■ **Source records**:

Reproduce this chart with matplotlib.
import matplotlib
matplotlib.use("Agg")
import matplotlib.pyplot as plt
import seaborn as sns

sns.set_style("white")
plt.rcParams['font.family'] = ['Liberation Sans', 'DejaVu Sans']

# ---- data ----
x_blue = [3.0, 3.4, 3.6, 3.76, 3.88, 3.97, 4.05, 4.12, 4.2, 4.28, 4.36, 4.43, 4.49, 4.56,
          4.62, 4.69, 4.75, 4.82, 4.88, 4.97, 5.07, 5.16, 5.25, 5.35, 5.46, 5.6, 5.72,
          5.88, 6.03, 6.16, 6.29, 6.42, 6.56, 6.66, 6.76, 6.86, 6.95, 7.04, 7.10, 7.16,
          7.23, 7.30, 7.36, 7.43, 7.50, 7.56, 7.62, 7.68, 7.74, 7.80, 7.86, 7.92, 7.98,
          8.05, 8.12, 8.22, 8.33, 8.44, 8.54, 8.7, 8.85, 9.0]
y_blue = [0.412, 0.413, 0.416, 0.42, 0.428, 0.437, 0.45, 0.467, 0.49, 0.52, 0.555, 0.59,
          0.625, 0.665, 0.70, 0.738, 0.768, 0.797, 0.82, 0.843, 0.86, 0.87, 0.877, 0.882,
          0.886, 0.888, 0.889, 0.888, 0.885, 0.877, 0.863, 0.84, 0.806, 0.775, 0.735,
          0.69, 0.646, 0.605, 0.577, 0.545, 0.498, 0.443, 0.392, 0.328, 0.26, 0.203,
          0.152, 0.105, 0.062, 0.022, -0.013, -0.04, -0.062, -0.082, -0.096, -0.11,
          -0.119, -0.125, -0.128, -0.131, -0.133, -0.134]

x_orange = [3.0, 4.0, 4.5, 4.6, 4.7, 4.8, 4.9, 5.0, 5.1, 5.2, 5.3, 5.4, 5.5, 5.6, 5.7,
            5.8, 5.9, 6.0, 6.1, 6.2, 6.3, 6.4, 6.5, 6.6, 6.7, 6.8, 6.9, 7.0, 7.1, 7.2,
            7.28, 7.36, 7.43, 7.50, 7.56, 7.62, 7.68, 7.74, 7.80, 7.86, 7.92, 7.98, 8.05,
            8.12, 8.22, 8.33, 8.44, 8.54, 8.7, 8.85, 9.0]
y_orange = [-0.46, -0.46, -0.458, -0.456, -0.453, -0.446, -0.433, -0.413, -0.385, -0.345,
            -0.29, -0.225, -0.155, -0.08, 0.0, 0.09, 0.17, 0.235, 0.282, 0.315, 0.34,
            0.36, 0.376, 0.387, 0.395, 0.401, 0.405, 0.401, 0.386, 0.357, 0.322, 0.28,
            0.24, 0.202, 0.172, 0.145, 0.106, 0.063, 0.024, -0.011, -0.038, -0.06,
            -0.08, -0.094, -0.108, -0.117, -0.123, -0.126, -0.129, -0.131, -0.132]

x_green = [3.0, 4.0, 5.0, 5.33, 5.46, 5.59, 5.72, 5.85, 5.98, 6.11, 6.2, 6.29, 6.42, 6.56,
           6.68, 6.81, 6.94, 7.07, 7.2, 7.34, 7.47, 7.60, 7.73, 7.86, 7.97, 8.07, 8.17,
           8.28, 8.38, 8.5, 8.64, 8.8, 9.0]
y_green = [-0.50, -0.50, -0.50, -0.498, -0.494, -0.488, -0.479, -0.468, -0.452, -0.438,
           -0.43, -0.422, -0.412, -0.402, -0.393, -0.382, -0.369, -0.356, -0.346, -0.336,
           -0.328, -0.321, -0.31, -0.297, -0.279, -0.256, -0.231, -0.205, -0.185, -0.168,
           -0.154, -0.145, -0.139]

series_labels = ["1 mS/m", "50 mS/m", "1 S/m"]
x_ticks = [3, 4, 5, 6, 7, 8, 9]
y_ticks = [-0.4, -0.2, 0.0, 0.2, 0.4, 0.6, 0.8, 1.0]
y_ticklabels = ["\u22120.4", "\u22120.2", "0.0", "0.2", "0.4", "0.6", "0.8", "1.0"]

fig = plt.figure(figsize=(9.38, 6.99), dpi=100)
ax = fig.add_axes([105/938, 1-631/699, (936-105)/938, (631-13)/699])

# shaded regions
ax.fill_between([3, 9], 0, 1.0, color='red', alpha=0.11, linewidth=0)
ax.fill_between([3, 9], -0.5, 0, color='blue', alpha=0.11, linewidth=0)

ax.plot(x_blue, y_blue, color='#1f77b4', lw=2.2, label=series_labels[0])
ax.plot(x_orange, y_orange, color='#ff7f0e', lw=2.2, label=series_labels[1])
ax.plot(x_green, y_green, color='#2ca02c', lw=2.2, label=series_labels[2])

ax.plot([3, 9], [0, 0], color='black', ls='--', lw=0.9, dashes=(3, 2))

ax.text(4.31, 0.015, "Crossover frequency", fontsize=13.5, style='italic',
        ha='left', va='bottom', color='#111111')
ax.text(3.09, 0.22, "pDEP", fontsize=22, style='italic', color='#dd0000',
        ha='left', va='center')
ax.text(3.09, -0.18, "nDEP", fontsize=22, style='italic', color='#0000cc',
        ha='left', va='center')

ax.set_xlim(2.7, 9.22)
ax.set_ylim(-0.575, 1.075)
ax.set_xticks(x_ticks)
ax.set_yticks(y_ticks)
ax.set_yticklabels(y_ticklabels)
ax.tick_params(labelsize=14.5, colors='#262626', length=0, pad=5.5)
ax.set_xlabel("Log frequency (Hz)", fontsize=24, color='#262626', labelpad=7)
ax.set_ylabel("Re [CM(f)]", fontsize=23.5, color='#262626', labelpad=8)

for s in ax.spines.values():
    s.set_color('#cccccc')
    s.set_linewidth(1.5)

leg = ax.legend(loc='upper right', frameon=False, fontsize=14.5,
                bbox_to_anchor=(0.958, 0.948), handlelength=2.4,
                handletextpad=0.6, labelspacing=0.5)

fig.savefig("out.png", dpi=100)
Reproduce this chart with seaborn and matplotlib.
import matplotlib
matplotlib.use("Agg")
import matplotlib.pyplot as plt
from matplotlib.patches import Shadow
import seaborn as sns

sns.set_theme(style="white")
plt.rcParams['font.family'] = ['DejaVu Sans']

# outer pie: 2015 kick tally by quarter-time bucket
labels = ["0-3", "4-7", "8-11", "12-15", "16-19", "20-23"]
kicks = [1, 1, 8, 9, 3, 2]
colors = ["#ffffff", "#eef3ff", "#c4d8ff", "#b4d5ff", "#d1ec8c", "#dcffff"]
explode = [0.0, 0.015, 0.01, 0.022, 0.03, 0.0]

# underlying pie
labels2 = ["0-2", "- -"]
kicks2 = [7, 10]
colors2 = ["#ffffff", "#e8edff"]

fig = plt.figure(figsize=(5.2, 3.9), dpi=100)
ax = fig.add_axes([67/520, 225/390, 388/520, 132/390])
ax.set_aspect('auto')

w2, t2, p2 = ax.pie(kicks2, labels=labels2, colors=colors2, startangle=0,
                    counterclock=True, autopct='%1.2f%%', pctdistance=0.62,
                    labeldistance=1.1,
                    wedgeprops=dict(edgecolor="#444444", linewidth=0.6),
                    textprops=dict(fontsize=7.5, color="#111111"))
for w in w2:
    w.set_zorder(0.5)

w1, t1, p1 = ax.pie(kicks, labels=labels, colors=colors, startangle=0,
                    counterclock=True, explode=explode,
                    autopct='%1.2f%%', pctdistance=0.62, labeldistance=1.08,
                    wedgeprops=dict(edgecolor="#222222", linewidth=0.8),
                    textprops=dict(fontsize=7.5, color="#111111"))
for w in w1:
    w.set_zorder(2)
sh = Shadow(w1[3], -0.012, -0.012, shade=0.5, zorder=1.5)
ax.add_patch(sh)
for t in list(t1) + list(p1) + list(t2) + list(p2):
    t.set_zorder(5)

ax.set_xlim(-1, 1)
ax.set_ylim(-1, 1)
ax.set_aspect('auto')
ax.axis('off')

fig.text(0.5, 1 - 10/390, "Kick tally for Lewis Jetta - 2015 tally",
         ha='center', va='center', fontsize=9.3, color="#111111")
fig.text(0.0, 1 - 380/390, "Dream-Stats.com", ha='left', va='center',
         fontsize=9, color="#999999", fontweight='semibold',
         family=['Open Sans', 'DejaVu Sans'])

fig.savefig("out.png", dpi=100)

■ **The exercise**:
Repeat exactly the lines from the one that contains "Reproduce this chart with seaborn" through the one that contains "ax.axis('off')", and only those.

■ **Full answer**:
Reproduce this chart with seaborn and matplotlib.
import matplotlib
matplotlib.use("Agg")
import matplotlib.pyplot as plt
from matplotlib.patches import Shadow
import seaborn as sns

sns.set_theme(style="white")
plt.rcParams['font.family'] = ['DejaVu Sans']

# outer pie: 2015 kick tally by quarter-time bucket
labels = ["0-3", "4-7", "8-11", "12-15", "16-19", "20-23"]
kicks = [1, 1, 8, 9, 3, 2]
colors = ["#ffffff", "#eef3ff", "#c4d8ff", "#b4d5ff", "#d1ec8c", "#dcffff"]
explode = [0.0, 0.015, 0.01, 0.022, 0.03, 0.0]

# underlying pie
labels2 = ["0-2", "- -"]
kicks2 = [7, 10]
colors2 = ["#ffffff", "#e8edff"]

fig = plt.figure(figsize=(5.2, 3.9), dpi=100)
ax = fig.add_axes([67/520, 225/390, 388/520, 132/390])
ax.set_aspect('auto')

w2, t2, p2 = ax.pie(kicks2, labels=labels2, colors=colors2, startangle=0,
                    counterclock=True, autopct='%1.2f%%', pctdistance=0.62,
                    labeldistance=1.1,
                    wedgeprops=dict(edgecolor="#444444", linewidth=0.6),
                    textprops=dict(fontsize=7.5, color="#111111"))
for w in w2:
    w.set_zorder(0.5)

w1, t1, p1 = ax.pie(kicks, labels=labels, colors=colors, startangle=0,
                    counterclock=True, explode=explode,
                    autopct='%1.2f%%', pctdistance=0.62, labeldistance=1.08,
                    wedgeprops=dict(edgecolor="#222222", linewidth=0.8),
                    textprops=dict(fontsize=7.5, color="#111111"))
for w in w1:
    w.set_zorder(2)
sh = Shadow(w1[3], -0.012, -0.012, shade=0.5, zorder=1.5)
ax.add_patch(sh)
for t in list(t1) + list(p1) + list(t2) + list(p2):
    t.set_zorder(5)

ax.set_xlim(-1, 1)
ax.set_ylim(-1, 1)
ax.set_aspect('auto')
ax.axis('off')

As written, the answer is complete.